Task objective: Images are not part of the copy; write out the rest of the data exactly as given.

——————

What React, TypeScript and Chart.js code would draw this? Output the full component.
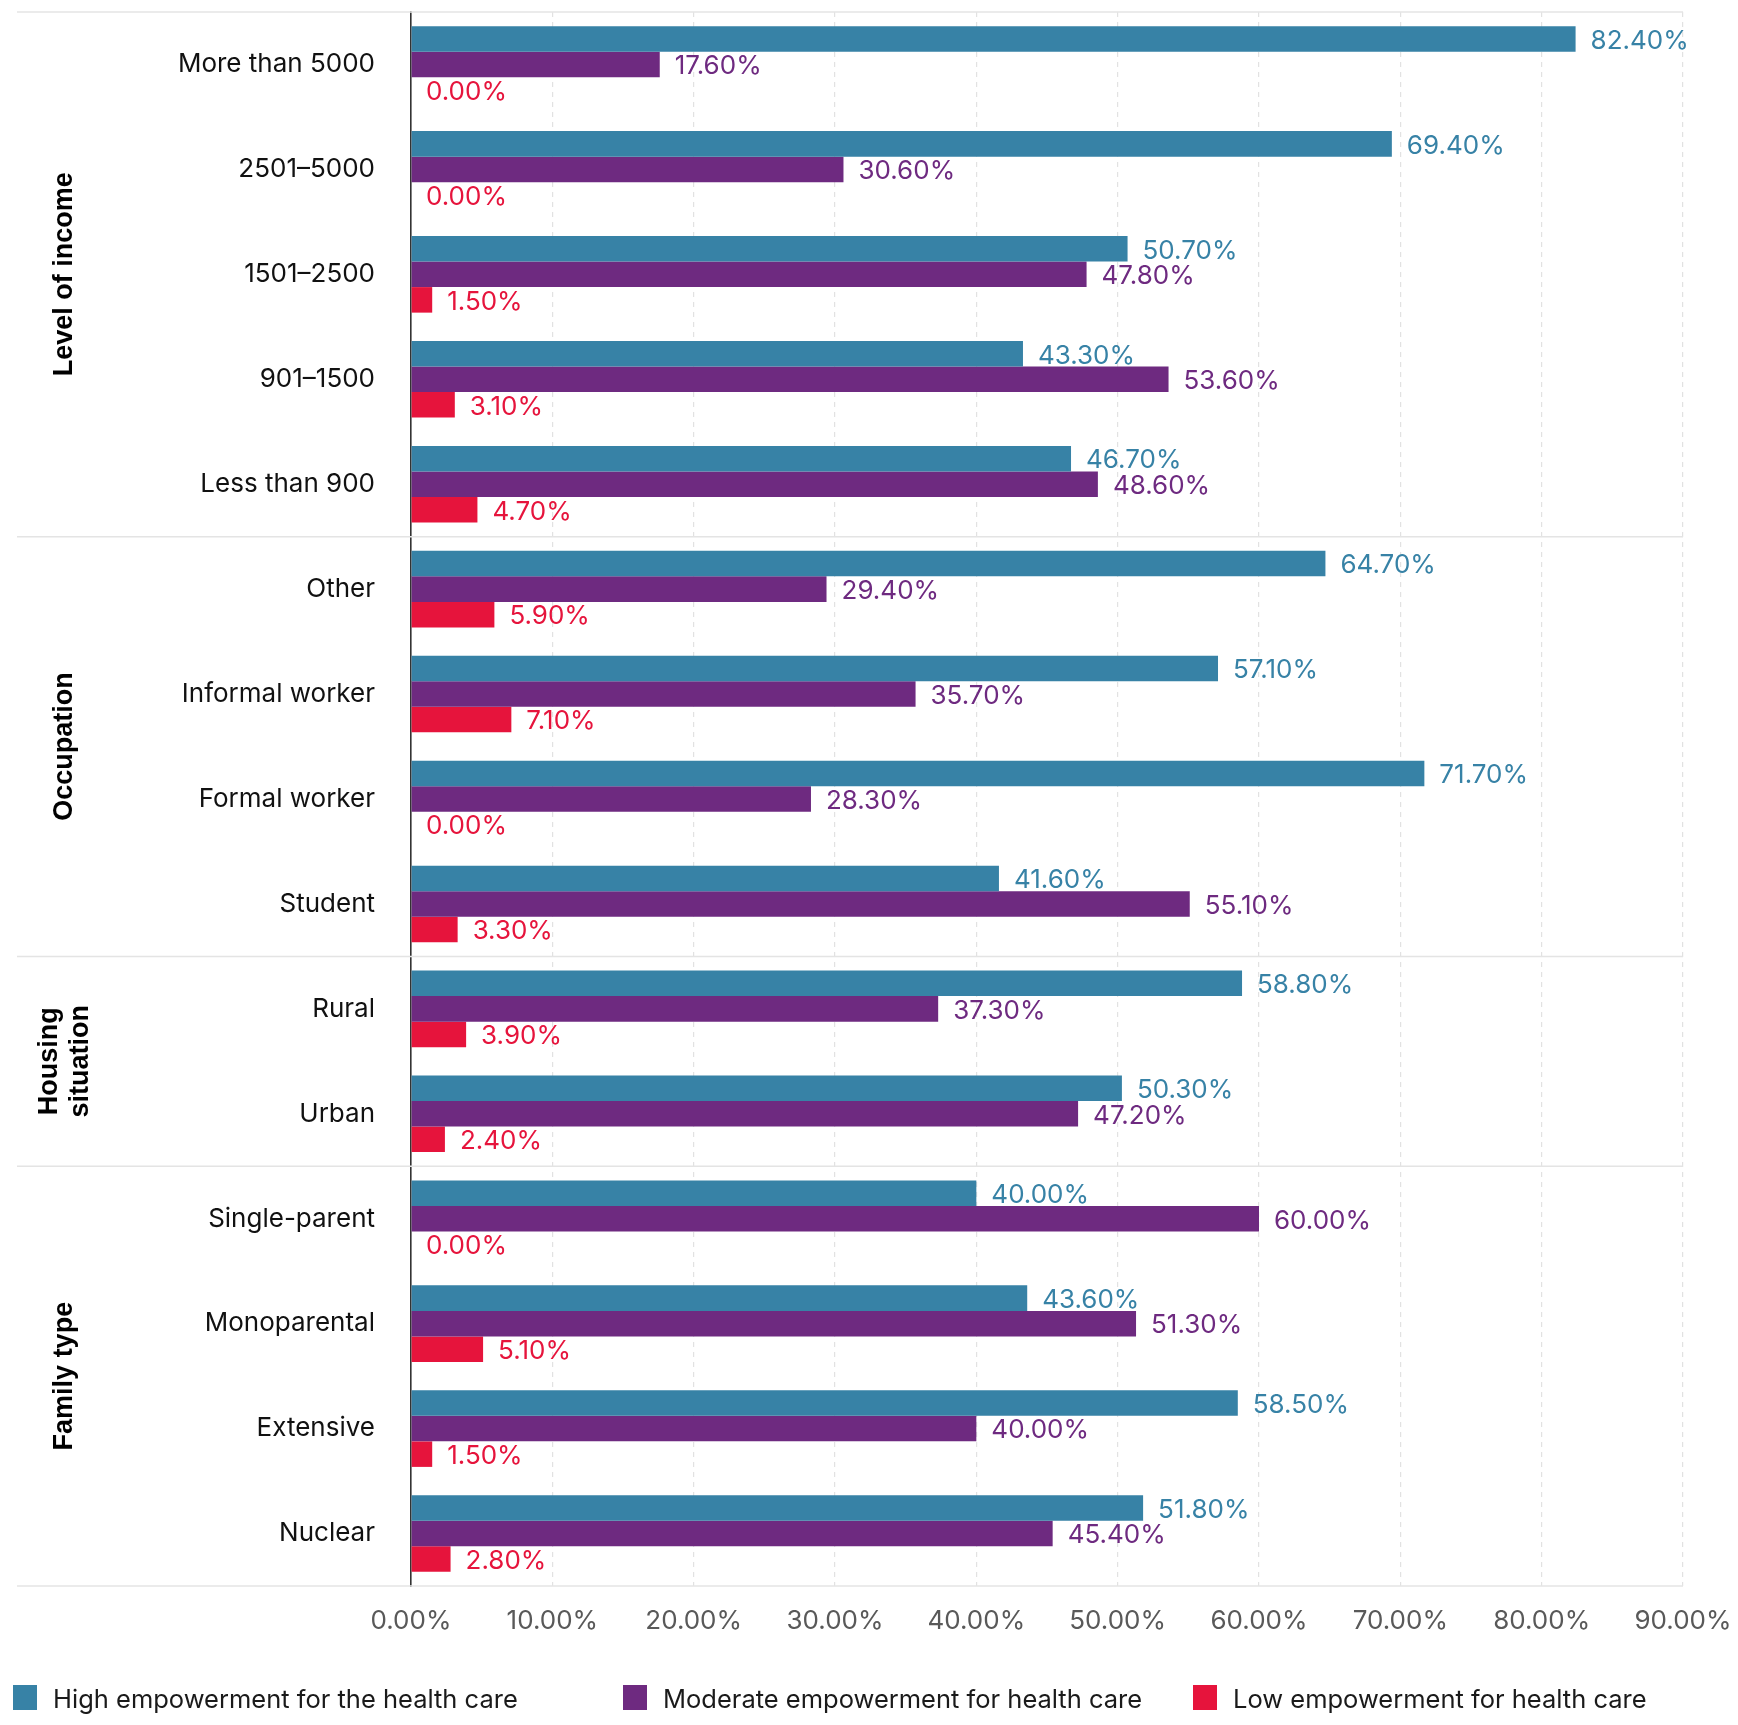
import React, { useEffect, useRef } from 'react';
import { Chart, ChartConfiguration, Plugin, registerables } from 'chart.js';

Chart.register(...registerables);

const categories = [
  'More than 5000',
  '2501–5000',
  '1501–2500',
  '901–1500',
  'Less than 900',
  'Other',
  'Informal worker',
  'Formal worker',
  'Student',
  'Rural',
  'Urban',
  'Single-parent',
  'Monoparental',
  'Extensive',
  'Nuclear',
];

const highValues = [82.4, 69.4, 50.7, 43.3, 46.7, 64.7, 57.1, 71.7, 41.6, 58.8, 50.3, 40.0, 43.6, 58.5, 51.8];
const moderateValues = [17.6, 30.6, 47.8, 53.6, 48.6, 29.4, 35.7, 28.3, 55.1, 37.3, 47.2, 60.0, 51.3, 40.0, 45.4];
const lowValues = [0, 0, 1.5, 3.1, 4.7, 5.9, 7.1, 0, 3.3, 3.9, 2.4, 0, 5.1, 1.5, 2.8];

const seriesNames = [
  'High empowerment for the health care',
  'Moderate empowerment for health care',
  'Low empowerment for health care',
];
const seriesColors = ['#3782A6', '#6E2A80', '#E6143C'];

const groupTitles = [['Level of income'], ['Occupation'], ['Housing', 'situation'], ['Family type']];
const groupSizes = [5, 4, 2, 4];

const FONT = 'Inter';

// separators + rotated group titles in the left margin
const groupPlugin: Plugin<'bar'> = {
  id: 'groups',
  beforeDatasetsDraw(chart) {
    const { ctx, chartArea } = chart;
    const y = chart.scales.y;
    const half = (y.getPixelForValue(1) - y.getPixelForValue(0)) / 2;
    const edges = [chartArea.top];
    let count = 0;
    groupSizes.forEach((n) => {
      count += n;
      edges.push(y.getPixelForValue(count - 1) + half);
    });

    ctx.save();
    ctx.strokeStyle = '#e4e4e4';
    ctx.lineWidth = 1.5;
    edges.forEach((py) => {
      ctx.beginPath();
      ctx.moveTo(17, py);
      ctx.lineTo(chartArea.right, py);
      ctx.stroke();
    });

    ctx.fillStyle = '#000';
    ctx.font = 'bold 27px "Liberation Sans", Arial, sans-serif';
    ctx.textAlign = 'center';
    ctx.textBaseline = 'middle';
    groupTitles.forEach((lines, i) => {
      const cy = (edges[i] + edges[i + 1]) / 2;
      ctx.save();
      ctx.translate(65, cy);
      ctx.rotate(-Math.PI / 2);
      lines.forEach((line, j) => {
        ctx.fillText(line, 0, (j - (lines.length - 1) / 2) * 31);
      });
      ctx.restore();
    });
    ctx.restore();
  },
};

// value labels at the end of each bar
const valueLabelPlugin: Plugin<'bar'> = {
  id: 'valueLabels',
  afterDatasetsDraw(chart) {
    const { ctx } = chart;
    ctx.save();
    ctx.font = `26px ${FONT}`;
    ctx.textAlign = 'left';
    ctx.textBaseline = 'middle';
    chart.data.datasets.forEach((ds, i) => {
      const meta = chart.getDatasetMeta(i);
      ctx.fillStyle = seriesColors[i];
      meta.data.forEach((bar: any, j) => {
        const v = ds.data[j] as number;
        ctx.fillText(v.toFixed(2) + '%', bar.x + 15, bar.y + 2);
      });
    });
    ctx.restore();
  },
};

// legend along the bottom
const legendPlugin: Plugin<'bar'> = {
  id: 'bottomLegend',
  afterDraw(chart) {
    const { ctx, height } = chart;
    const starts = [13, 623, 1193];
    const cy = height - 27;
    ctx.save();
    ctx.font = `25.5px ${FONT}`;
    ctx.textAlign = 'left';
    ctx.textBaseline = 'middle';
    seriesNames.forEach((name, i) => {
      ctx.fillStyle = seriesColors[i];
      ctx.fillRect(starts[i], cy - 13, 24, 25);
      ctx.fillStyle = '#1a1a1a';
      ctx.fillText(name, starts[i] + 40, cy + 2);
    });
    ctx.restore();
  },
};

const App: React.FC = () => {
  const canvasRef = useRef<HTMLCanvasElement>(null);
  const chartRef = useRef<Chart | null>(null);

  useEffect(() => {
    if (!canvasRef.current) return;
    if (chartRef.current) chartRef.current.destroy();

    const seriesValues = [highValues, moderateValues, lowValues];

    const config: ChartConfiguration<'bar'> = {
      type: 'bar',
      data: {
        labels: categories,
        datasets: seriesNames.map((name, i) => ({
          label: name,
          data: seriesValues[i],
          backgroundColor: seriesColors[i],
          borderWidth: 0,
          categoryPercentage: 0.73,
          barPercentage: 1,
        })),
      },
      options: {
        indexAxis: 'y',
        responsive: true,
        maintainAspectRatio: false,
        animation: false,
        layout: { padding: { top: 12, right: 55, left: 0, bottom: 0 } },
        plugins: {
          legend: { display: false },
          tooltip: { enabled: false },
          title: { display: false },
        },
        scales: {
          x: {
            min: 0,
            max: 90,
            afterFit: (scale: any) => {
              scale.height = 139;
              scale.paddingLeft = 0;
              scale.paddingRight = 0;
            },
            ticks: {
              stepSize: 10,
              padding: 20,
              color: '#595959',
              font: { family: FONT, size: 26 },
              callback: (v) => Number(v).toFixed(2) + '%',
            },
            grid: {
              color: '#e2e2e2',
              lineWidth: 1.2,
              drawTicks: false,
            },
            border: { display: false, dash: [5, 5] },
          },
          y: {
            afterFit: (scale: any) => {
              scale.width = 411;
              scale.paddingTop = 0;
              scale.paddingBottom = 0;
            },
            ticks: {
              autoSkip: false,
              padding: 36,
              color: '#111',
              font: { family: FONT, size: 26 },
            },
            grid: { display: false, drawTicks: false },
            border: { display: true, color: '#333', width: 1.6 },
          },
        },
      },
      plugins: [groupPlugin, valueLabelPlugin, legendPlugin],
    };

    chartRef.current = new Chart(canvasRef.current, config);

    return () => {
      if (chartRef.current) {
        chartRef.current.destroy();
        chartRef.current = null;
      }
    };
  }, []);

  return (
    <div style={{ position: 'absolute', left: 0, top: 0, width: 1738, height: 1725, background: '#fff' }}>
      <canvas ref={canvasRef} aria-label="Health care empowerment chart" />
    </div>
  );
};

export default App;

——————

Finished answer:
What React, TypeScript and Chart.js code would draw this? Output the full component.
import React, { useEffect, useRef } from 'react';
import { Chart, ChartConfiguration, Plugin, registerables } from 'chart.js';

Chart.register(...registerables);

const categories = [
  'More than 5000',
  '2501–5000',
  '1501–2500',
  '901–1500',
  'Less than 900',
  'Other',
  'Informal worker',
  'Formal worker',
  'Student',
  'Rural',
  'Urban',
  'Single-parent',
  'Monoparental',
  'Extensive',
  'Nuclear',
];

const highValues = [82.4, 69.4, 50.7, 43.3, 46.7, 64.7, 57.1, 71.7, 41.6, 58.8, 50.3, 40.0, 43.6, 58.5, 51.8];
const moderateValues = [17.6, 30.6, 47.8, 53.6, 48.6, 29.4, 35.7, 28.3, 55.1, 37.3, 47.2, 60.0, 51.3, 40.0, 45.4];
const lowValues = [0, 0, 1.5, 3.1, 4.7, 5.9, 7.1, 0, 3.3, 3.9, 2.4, 0, 5.1, 1.5, 2.8];

const seriesNames = [
  'High empowerment for the health care',
  'Moderate empowerment for health care',
  'Low empowerment for health care',
];
const seriesColors = ['#3782A6', '#6E2A80', '#E6143C'];

const groupTitles = [['Level of income'], ['Occupation'], ['Housing', 'situation'], ['Family type']];
const groupSizes = [5, 4, 2, 4];

const FONT = 'Inter';

// separators + rotated group titles in the left margin
const groupPlugin: Plugin<'bar'> = {
  id: 'groups',
  beforeDatasetsDraw(chart) {
    const { ctx, chartArea } = chart;
    const y = chart.scales.y;
    const half = (y.getPixelForValue(1) - y.getPixelForValue(0)) / 2;
    const edges = [chartArea.top];
    let count = 0;
    groupSizes.forEach((n) => {
      count += n;
      edges.push(y.getPixelForValue(count - 1) + half);
    });

    ctx.save();
    ctx.strokeStyle = '#e4e4e4';
    ctx.lineWidth = 1.5;
    edges.forEach((py) => {
      ctx.beginPath();
      ctx.moveTo(17, py);
      ctx.lineTo(chartArea.right, py);
      ctx.stroke();
    });

    ctx.fillStyle = '#000';
    ctx.font = 'bold 27px "Liberation Sans", Arial, sans-serif';
    ctx.textAlign = 'center';
    ctx.textBaseline = 'middle';
    groupTitles.forEach((lines, i) => {
      const cy = (edges[i] + edges[i + 1]) / 2;
      ctx.save();
      ctx.translate(65, cy);
      ctx.rotate(-Math.PI / 2);
      lines.forEach((line, j) => {
        ctx.fillText(line, 0, (j - (lines.length - 1) / 2) * 31);
      });
      ctx.restore();
    });
    ctx.restore();
  },
};

// value labels at the end of each bar
const valueLabelPlugin: Plugin<'bar'> = {
  id: 'valueLabels',
  afterDatasetsDraw(chart) {
    const { ctx } = chart;
    ctx.save();
    ctx.font = `26px ${FONT}`;
    ctx.textAlign = 'left';
    ctx.textBaseline = 'middle';
    chart.data.datasets.forEach((ds, i) => {
      const meta = chart.getDatasetMeta(i);
      ctx.fillStyle = seriesColors[i];
      meta.data.forEach((bar: any, j) => {
        const v = ds.data[j] as number;
        ctx.fillText(v.toFixed(2) + '%', bar.x + 15, bar.y + 2);
      });
    });
    ctx.restore();
  },
};

// legend along the bottom
const legendPlugin: Plugin<'bar'> = {
  id: 'bottomLegend',
  afterDraw(chart) {
    const { ctx, height } = chart;
    const starts = [13, 623, 1193];
    const cy = height - 27;
    ctx.save();
    ctx.font = `25.5px ${FONT}`;
    ctx.textAlign = 'left';
    ctx.textBaseline = 'middle';
    seriesNames.forEach((name, i) => {
      ctx.fillStyle = seriesColors[i];
      ctx.fillRect(starts[i], cy - 13, 24, 25);
      ctx.fillStyle = '#1a1a1a';
      ctx.fillText(name, starts[i] + 40, cy + 2);
    });
    ctx.restore();
  },
};

const App: React.FC = () => {
  const canvasRef = useRef<HTMLCanvasElement>(null);
  const chartRef = useRef<Chart | null>(null);

  useEffect(() => {
    if (!canvasRef.current) return;
    if (chartRef.current) chartRef.current.destroy();

    const seriesValues = [highValues, moderateValues, lowValues];

    const config: ChartConfiguration<'bar'> = {
      type: 'bar',
      data: {
        labels: categories,
        datasets: seriesNames.map((name, i) => ({
          label: name,
          data: seriesValues[i],
          backgroundColor: seriesColors[i],
          borderWidth: 0,
          categoryPercentage: 0.73,
          barPercentage: 1,
        })),
      },
      options: {
        indexAxis: 'y',
        responsive: true,
        maintainAspectRatio: false,
        animation: false,
        layout: { padding: { top: 12, right: 55, left: 0, bottom: 0 } },
        plugins: {
          legend: { display: false },
          tooltip: { enabled: false },
          title: { display: false },
        },
        scales: {
          x: {
            min: 0,
            max: 90,
            afterFit: (scale: any) => {
              scale.height = 139;
              scale.paddingLeft = 0;
              scale.paddingRight = 0;
            },
            ticks: {
              stepSize: 10,
              padding: 20,
              color: '#595959',
              font: { family: FONT, size: 26 },
              callback: (v) => Number(v).toFixed(2) + '%',
            },
            grid: {
              color: '#e2e2e2',
              lineWidth: 1.2,
              drawTicks: false,
            },
            border: { display: false, dash: [5, 5] },
          },
          y: {
            afterFit: (scale: any) => {
              scale.width = 411;
              scale.paddingTop = 0;
              scale.paddingBottom = 0;
            },
            ticks: {
              autoSkip: false,
              padding: 36,
              color: '#111',
              font: { family: FONT, size: 26 },
            },
            grid: { display: false, drawTicks: false },
            border: { display: true, color: '#333', width: 1.6 },
          },
        },
      },
      plugins: [groupPlugin, valueLabelPlugin, legendPlugin],
    };

    chartRef.current = new Chart(canvasRef.current, config);

    return () => {
      if (chartRef.current) {
        chartRef.current.destroy();
        chartRef.current = null;
      }
    };
  }, []);

  return (
    <div style={{ position: 'absolute', left: 0, top: 0, width: 1738, height: 1725, background: '#fff' }}>
      <canvas ref={canvasRef} aria-label="Health care empowerment chart" />
    </div>
  );
};

export default App;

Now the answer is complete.